## Directions for this task
Set the following entries down again exactly, line by line.

(Code that draws figures)
::::::::

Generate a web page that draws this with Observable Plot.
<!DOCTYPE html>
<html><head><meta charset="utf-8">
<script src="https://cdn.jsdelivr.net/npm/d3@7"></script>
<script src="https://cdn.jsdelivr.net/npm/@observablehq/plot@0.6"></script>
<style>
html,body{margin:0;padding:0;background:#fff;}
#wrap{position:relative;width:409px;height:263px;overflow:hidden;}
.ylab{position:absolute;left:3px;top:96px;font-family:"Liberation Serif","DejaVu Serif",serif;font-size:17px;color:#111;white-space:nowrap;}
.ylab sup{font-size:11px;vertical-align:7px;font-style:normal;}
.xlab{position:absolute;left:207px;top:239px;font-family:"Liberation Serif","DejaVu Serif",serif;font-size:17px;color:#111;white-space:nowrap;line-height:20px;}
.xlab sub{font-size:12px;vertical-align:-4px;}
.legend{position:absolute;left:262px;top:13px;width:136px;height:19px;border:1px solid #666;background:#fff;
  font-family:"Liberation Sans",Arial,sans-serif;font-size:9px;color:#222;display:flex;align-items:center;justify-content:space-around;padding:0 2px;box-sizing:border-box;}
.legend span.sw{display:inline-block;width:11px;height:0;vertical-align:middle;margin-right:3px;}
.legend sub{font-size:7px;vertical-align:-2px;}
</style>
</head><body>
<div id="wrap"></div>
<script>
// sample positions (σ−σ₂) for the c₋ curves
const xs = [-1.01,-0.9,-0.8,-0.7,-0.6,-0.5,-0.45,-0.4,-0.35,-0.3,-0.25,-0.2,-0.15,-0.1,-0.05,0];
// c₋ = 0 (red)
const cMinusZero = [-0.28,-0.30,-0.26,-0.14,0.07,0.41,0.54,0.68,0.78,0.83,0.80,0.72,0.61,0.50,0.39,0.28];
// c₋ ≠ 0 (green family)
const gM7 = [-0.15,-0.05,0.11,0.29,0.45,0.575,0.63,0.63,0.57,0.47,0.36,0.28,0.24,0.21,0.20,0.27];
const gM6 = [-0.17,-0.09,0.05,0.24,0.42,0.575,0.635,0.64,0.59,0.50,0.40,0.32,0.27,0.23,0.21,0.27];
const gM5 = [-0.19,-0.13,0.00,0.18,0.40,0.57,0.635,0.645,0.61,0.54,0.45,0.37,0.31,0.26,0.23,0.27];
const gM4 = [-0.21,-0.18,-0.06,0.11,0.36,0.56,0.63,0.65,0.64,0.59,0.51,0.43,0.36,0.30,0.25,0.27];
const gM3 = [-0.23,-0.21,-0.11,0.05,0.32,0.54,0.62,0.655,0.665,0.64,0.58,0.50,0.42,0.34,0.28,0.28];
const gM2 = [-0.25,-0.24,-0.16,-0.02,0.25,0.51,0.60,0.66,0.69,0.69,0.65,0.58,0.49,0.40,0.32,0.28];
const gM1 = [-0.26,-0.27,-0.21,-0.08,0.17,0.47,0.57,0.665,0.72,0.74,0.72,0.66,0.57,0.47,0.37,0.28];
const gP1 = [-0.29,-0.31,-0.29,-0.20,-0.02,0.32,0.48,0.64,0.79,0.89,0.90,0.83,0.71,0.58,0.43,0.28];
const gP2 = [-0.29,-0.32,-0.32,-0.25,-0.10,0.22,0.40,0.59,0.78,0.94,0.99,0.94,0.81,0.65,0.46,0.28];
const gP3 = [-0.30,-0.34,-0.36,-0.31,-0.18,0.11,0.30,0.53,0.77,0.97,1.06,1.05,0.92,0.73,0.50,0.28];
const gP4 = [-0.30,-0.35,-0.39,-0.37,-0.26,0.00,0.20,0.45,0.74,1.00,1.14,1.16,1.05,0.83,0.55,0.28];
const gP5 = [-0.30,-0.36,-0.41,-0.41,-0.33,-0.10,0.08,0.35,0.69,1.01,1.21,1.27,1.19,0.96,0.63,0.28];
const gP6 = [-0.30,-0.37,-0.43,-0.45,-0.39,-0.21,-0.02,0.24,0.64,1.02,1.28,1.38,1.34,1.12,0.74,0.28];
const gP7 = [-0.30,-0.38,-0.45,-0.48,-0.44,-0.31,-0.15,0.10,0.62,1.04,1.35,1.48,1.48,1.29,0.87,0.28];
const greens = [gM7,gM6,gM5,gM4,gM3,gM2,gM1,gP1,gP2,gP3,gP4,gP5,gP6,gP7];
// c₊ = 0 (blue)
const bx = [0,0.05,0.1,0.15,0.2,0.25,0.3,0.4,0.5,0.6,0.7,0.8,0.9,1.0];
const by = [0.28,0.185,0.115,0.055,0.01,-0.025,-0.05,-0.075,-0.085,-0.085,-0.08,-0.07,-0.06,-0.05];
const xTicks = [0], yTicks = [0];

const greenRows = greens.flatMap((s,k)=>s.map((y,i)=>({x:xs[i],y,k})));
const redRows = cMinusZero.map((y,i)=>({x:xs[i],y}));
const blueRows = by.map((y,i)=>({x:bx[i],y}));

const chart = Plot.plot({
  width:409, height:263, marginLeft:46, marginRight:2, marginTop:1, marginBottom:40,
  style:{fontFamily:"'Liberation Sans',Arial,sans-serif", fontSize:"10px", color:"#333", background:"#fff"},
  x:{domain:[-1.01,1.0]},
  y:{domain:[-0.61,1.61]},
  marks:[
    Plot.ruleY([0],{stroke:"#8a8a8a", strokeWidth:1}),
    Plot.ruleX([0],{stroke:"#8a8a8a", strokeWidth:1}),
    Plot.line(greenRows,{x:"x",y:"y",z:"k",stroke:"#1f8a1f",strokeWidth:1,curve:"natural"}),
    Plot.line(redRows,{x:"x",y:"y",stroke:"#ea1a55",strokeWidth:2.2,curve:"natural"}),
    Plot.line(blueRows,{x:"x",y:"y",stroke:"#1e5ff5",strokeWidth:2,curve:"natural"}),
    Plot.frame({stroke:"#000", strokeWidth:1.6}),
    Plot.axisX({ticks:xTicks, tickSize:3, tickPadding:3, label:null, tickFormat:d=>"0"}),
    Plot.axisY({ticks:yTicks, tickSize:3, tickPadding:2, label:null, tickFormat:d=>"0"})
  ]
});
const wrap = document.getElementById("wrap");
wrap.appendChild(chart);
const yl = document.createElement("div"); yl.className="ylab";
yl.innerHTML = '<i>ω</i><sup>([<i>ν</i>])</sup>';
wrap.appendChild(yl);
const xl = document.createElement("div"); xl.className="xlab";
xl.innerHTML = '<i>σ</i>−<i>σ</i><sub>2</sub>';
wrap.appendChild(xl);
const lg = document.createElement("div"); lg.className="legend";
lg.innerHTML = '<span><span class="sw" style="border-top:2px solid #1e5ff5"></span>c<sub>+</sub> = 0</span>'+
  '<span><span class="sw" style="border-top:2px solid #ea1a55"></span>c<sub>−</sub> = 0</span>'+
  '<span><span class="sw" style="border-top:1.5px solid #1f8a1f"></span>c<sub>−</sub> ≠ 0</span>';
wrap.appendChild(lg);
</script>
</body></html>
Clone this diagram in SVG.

::::::::

## Answer below
Generate a web page that draws this with Observable Plot.
<!DOCTYPE html>
<html><head><meta charset="utf-8">
<script src="https://cdn.jsdelivr.net/npm/d3@7"></script>
<script src="https://cdn.jsdelivr.net/npm/@observablehq/plot@0.6"></script>
<style>
html,body{margin:0;padding:0;background:#fff;}
#wrap{position:relative;width:409px;height:263px;overflow:hidden;}
.ylab{position:absolute;left:3px;top:96px;font-family:"Liberation Serif","DejaVu Serif",serif;font-size:17px;color:#111;white-space:nowrap;}
.ylab sup{font-size:11px;vertical-align:7px;font-style:normal;}
.xlab{position:absolute;left:207px;top:239px;font-family:"Liberation Serif","DejaVu Serif",serif;font-size:17px;color:#111;white-space:nowrap;line-height:20px;}
.xlab sub{font-size:12px;vertical-align:-4px;}
.legend{position:absolute;left:262px;top:13px;width:136px;height:19px;border:1px solid #666;background:#fff;
  font-family:"Liberation Sans",Arial,sans-serif;font-size:9px;color:#222;display:flex;align-items:center;justify-content:space-around;padding:0 2px;box-sizing:border-box;}
.legend span.sw{display:inline-block;width:11px;height:0;vertical-align:middle;margin-right:3px;}
.legend sub{font-size:7px;vertical-align:-2px;}
</style>
</head><body>
<div id="wrap"></div>
<script>
// sample positions (σ−σ₂) for the c₋ curves
const xs = [-1.01,-0.9,-0.8,-0.7,-0.6,-0.5,-0.45,-0.4,-0.35,-0.3,-0.25,-0.2,-0.15,-0.1,-0.05,0];
// c₋ = 0 (red)
const cMinusZero = [-0.28,-0.30,-0.26,-0.14,0.07,0.41,0.54,0.68,0.78,0.83,0.80,0.72,0.61,0.50,0.39,0.28];
// c₋ ≠ 0 (green family)
const gM7 = [-0.15,-0.05,0.11,0.29,0.45,0.575,0.63,0.63,0.57,0.47,0.36,0.28,0.24,0.21,0.20,0.27];
const gM6 = [-0.17,-0.09,0.05,0.24,0.42,0.575,0.635,0.64,0.59,0.50,0.40,0.32,0.27,0.23,0.21,0.27];
const gM5 = [-0.19,-0.13,0.00,0.18,0.40,0.57,0.635,0.645,0.61,0.54,0.45,0.37,0.31,0.26,0.23,0.27];
const gM4 = [-0.21,-0.18,-0.06,0.11,0.36,0.56,0.63,0.65,0.64,0.59,0.51,0.43,0.36,0.30,0.25,0.27];
const gM3 = [-0.23,-0.21,-0.11,0.05,0.32,0.54,0.62,0.655,0.665,0.64,0.58,0.50,0.42,0.34,0.28,0.28];
const gM2 = [-0.25,-0.24,-0.16,-0.02,0.25,0.51,0.60,0.66,0.69,0.69,0.65,0.58,0.49,0.40,0.32,0.28];
const gM1 = [-0.26,-0.27,-0.21,-0.08,0.17,0.47,0.57,0.665,0.72,0.74,0.72,0.66,0.57,0.47,0.37,0.28];
const gP1 = [-0.29,-0.31,-0.29,-0.20,-0.02,0.32,0.48,0.64,0.79,0.89,0.90,0.83,0.71,0.58,0.43,0.28];
const gP2 = [-0.29,-0.32,-0.32,-0.25,-0.10,0.22,0.40,0.59,0.78,0.94,0.99,0.94,0.81,0.65,0.46,0.28];
const gP3 = [-0.30,-0.34,-0.36,-0.31,-0.18,0.11,0.30,0.53,0.77,0.97,1.06,1.05,0.92,0.73,0.50,0.28];
const gP4 = [-0.30,-0.35,-0.39,-0.37,-0.26,0.00,0.20,0.45,0.74,1.00,1.14,1.16,1.05,0.83,0.55,0.28];
const gP5 = [-0.30,-0.36,-0.41,-0.41,-0.33,-0.10,0.08,0.35,0.69,1.01,1.21,1.27,1.19,0.96,0.63,0.28];
const gP6 = [-0.30,-0.37,-0.43,-0.45,-0.39,-0.21,-0.02,0.24,0.64,1.02,1.28,1.38,1.34,1.12,0.74,0.28];
const gP7 = [-0.30,-0.38,-0.45,-0.48,-0.44,-0.31,-0.15,0.10,0.62,1.04,1.35,1.48,1.48,1.29,0.87,0.28];
const greens = [gM7,gM6,gM5,gM4,gM3,gM2,gM1,gP1,gP2,gP3,gP4,gP5,gP6,gP7];
// c₊ = 0 (blue)
const bx = [0,0.05,0.1,0.15,0.2,0.25,0.3,0.4,0.5,0.6,0.7,0.8,0.9,1.0];
const by = [0.28,0.185,0.115,0.055,0.01,-0.025,-0.05,-0.075,-0.085,-0.085,-0.08,-0.07,-0.06,-0.05];
const xTicks = [0], yTicks = [0];

const greenRows = greens.flatMap((s,k)=>s.map((y,i)=>({x:xs[i],y,k})));
const redRows = cMinusZero.map((y,i)=>({x:xs[i],y}));
const blueRows = by.map((y,i)=>({x:bx[i],y}));

const chart = Plot.plot({
  width:409, height:263, marginLeft:46, marginRight:2, marginTop:1, marginBottom:40,
  style:{fontFamily:"'Liberation Sans',Arial,sans-serif", fontSize:"10px", color:"#333", background:"#fff"},
  x:{domain:[-1.01,1.0]},
  y:{domain:[-0.61,1.61]},
  marks:[
    Plot.ruleY([0],{stroke:"#8a8a8a", strokeWidth:1}),
    Plot.ruleX([0],{stroke:"#8a8a8a", strokeWidth:1}),
    Plot.line(greenRows,{x:"x",y:"y",z:"k",stroke:"#1f8a1f",strokeWidth:1,curve:"natural"}),
    Plot.line(redRows,{x:"x",y:"y",stroke:"#ea1a55",strokeWidth:2.2,curve:"natural"}),
    Plot.line(blueRows,{x:"x",y:"y",stroke:"#1e5ff5",strokeWidth:2,curve:"natural"}),
    Plot.frame({stroke:"#000", strokeWidth:1.6}),
    Plot.axisX({ticks:xTicks, tickSize:3, tickPadding:3, label:null, tickFormat:d=>"0"}),
    Plot.axisY({ticks:yTicks, tickSize:3, tickPadding:2, label:null, tickFormat:d=>"0"})
  ]
});
const wrap = document.getElementById("wrap");
wrap.appendChild(chart);
const yl = document.createElement("div"); yl.className="ylab";
yl.innerHTML = '<i>ω</i><sup>([<i>ν</i>])</sup>';
wrap.appendChild(yl);
const xl = document.createElement("div"); xl.className="xlab";
xl.innerHTML = '<i>σ</i>−<i>σ</i><sub>2</sub>';
wrap.appendChild(xl);
const lg = document.createElement("div"); lg.className="legend";
lg.innerHTML = '<span><span class="sw" style="border-top:2px solid #1e5ff5"></span>c<sub>+</sub> = 0</span>'+
  '<span><span class="sw" style="border-top:2px solid #ea1a55"></span>c<sub>−</sub> = 0</span>'+
  '<span><span class="sw" style="border-top:1.5px solid #1f8a1f"></span>c<sub>−</sub> ≠ 0</span>';
wrap.appendChild(lg);
</script>
</body></html>
Clone this diagram in SVG.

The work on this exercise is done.